GIC CEO Charlie Tan sets out the real barriers to scaling circular hydrocarbons in a new article published in Chemical Engineering.

The chemical industry has been piloting waste-to-feedstock pathways for more than a decade. Yet very few have achieved repeatable, commercial-scale deployment. The reason, Charlie Tan argues, is not technical – circular hydrocarbons fail not because the chemistry is broken, but because the system around them is incomplete.

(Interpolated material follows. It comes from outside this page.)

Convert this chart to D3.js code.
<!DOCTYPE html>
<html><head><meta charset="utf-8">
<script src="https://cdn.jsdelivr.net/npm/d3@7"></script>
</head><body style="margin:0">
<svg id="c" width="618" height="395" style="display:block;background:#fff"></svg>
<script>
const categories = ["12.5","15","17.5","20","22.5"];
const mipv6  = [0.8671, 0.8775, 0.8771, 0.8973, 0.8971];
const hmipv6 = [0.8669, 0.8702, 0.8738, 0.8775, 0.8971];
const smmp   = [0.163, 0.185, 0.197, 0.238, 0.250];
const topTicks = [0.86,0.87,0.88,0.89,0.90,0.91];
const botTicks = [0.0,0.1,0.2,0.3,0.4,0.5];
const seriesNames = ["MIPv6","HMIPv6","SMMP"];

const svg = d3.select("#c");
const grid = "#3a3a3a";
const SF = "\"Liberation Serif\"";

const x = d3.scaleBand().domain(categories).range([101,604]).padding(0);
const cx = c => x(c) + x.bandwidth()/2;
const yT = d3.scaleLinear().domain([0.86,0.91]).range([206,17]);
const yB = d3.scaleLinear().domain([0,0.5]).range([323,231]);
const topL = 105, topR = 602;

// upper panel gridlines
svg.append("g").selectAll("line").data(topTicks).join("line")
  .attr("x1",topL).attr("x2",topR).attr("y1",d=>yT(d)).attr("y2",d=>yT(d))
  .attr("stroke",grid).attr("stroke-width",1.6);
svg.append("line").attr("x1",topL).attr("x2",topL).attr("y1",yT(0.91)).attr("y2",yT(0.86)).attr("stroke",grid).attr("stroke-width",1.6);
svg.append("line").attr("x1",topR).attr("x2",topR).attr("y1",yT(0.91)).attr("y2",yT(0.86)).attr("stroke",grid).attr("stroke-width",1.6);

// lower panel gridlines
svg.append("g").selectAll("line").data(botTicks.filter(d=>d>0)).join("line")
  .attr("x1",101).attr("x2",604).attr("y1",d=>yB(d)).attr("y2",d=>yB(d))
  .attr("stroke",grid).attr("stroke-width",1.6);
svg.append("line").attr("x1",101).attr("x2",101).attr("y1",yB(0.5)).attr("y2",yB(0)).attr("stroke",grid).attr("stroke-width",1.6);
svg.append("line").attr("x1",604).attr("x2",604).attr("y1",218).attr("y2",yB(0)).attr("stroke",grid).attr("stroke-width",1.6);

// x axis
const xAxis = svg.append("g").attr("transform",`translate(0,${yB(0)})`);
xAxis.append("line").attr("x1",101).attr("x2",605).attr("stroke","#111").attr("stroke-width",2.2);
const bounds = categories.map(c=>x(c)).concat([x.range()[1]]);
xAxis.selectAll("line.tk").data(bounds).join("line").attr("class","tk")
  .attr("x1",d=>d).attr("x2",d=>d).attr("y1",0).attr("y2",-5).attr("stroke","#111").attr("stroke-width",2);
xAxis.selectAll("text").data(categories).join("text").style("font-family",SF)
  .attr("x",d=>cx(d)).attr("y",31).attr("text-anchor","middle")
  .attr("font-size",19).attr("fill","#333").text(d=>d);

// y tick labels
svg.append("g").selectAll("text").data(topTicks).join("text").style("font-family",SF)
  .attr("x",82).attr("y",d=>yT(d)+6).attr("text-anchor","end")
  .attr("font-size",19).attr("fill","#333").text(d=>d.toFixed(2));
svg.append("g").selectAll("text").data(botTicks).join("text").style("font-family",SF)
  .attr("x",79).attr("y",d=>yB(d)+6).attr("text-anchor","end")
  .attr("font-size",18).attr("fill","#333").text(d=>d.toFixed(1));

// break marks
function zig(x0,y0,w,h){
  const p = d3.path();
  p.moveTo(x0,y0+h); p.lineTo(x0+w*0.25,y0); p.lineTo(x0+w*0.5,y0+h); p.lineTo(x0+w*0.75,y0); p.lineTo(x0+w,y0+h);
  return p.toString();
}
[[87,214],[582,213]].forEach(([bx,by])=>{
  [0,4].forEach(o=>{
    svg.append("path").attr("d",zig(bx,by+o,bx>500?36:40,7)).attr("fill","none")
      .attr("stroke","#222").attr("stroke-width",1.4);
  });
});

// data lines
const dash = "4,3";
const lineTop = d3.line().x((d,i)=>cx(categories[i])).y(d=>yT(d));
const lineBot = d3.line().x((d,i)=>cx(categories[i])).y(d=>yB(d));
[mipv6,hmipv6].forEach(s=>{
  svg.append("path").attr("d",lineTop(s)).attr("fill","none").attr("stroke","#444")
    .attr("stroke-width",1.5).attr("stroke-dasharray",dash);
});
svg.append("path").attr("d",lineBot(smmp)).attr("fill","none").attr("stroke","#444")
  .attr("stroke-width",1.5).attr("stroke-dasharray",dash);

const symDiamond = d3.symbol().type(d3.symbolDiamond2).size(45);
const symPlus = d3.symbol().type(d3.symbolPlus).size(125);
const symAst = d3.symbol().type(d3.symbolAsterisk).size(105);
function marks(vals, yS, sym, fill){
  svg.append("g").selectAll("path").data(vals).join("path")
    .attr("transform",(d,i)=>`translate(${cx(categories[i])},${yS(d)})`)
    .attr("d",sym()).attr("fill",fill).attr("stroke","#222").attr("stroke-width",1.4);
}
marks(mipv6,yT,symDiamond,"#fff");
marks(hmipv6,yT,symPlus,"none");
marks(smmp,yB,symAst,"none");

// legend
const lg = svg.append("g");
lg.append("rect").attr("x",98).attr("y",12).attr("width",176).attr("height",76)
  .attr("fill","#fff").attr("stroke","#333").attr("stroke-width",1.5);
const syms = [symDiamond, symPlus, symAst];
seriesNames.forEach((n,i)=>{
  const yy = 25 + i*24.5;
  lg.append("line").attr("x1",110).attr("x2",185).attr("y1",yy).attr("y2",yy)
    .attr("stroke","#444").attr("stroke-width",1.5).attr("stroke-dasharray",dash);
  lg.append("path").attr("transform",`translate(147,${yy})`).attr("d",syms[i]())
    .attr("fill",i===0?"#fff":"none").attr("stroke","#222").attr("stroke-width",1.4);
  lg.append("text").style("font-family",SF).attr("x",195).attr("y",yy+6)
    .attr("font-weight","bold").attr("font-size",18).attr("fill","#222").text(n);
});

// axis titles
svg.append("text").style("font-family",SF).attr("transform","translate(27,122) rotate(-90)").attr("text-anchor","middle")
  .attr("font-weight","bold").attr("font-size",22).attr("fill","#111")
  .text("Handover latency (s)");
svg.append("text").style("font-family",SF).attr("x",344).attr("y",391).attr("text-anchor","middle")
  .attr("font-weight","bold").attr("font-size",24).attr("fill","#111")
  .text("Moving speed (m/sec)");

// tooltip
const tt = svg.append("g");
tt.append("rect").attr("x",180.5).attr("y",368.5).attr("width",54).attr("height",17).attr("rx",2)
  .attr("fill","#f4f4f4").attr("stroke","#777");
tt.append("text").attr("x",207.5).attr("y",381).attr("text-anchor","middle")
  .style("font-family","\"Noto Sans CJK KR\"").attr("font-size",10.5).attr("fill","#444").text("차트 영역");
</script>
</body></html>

Drawing on GIC’s real-world project experience from Waste-to-Pyrolysis Oil to Automotive Plastics Circularity and Direct Conversion, he identifies three principles that determine whether these pathways succeed or stall:

Integration beats invention. Pathways that leverage existing assets are far more likely to scale than those requiring greenfield infrastructure. Integration feasibility should be a gating criterion from day one.

Bankability is an alignment problem. Investors don’t lack patience – they lack alignment. Coalition-based projects distribute risk across the value chain, placing accountability where it belongs and making investment decisions rational rather than heroic.

The window is narrower than it looks. Regulatory frameworks are crystallising, end-use markets are formalising procurement requirements, and competition for circular molecules is intensifying. Those who treat waste-to-feedstock as a side project may pilot indefinitely. Those who treat it as core industrial infrastructure will define the next era of chemical value creation.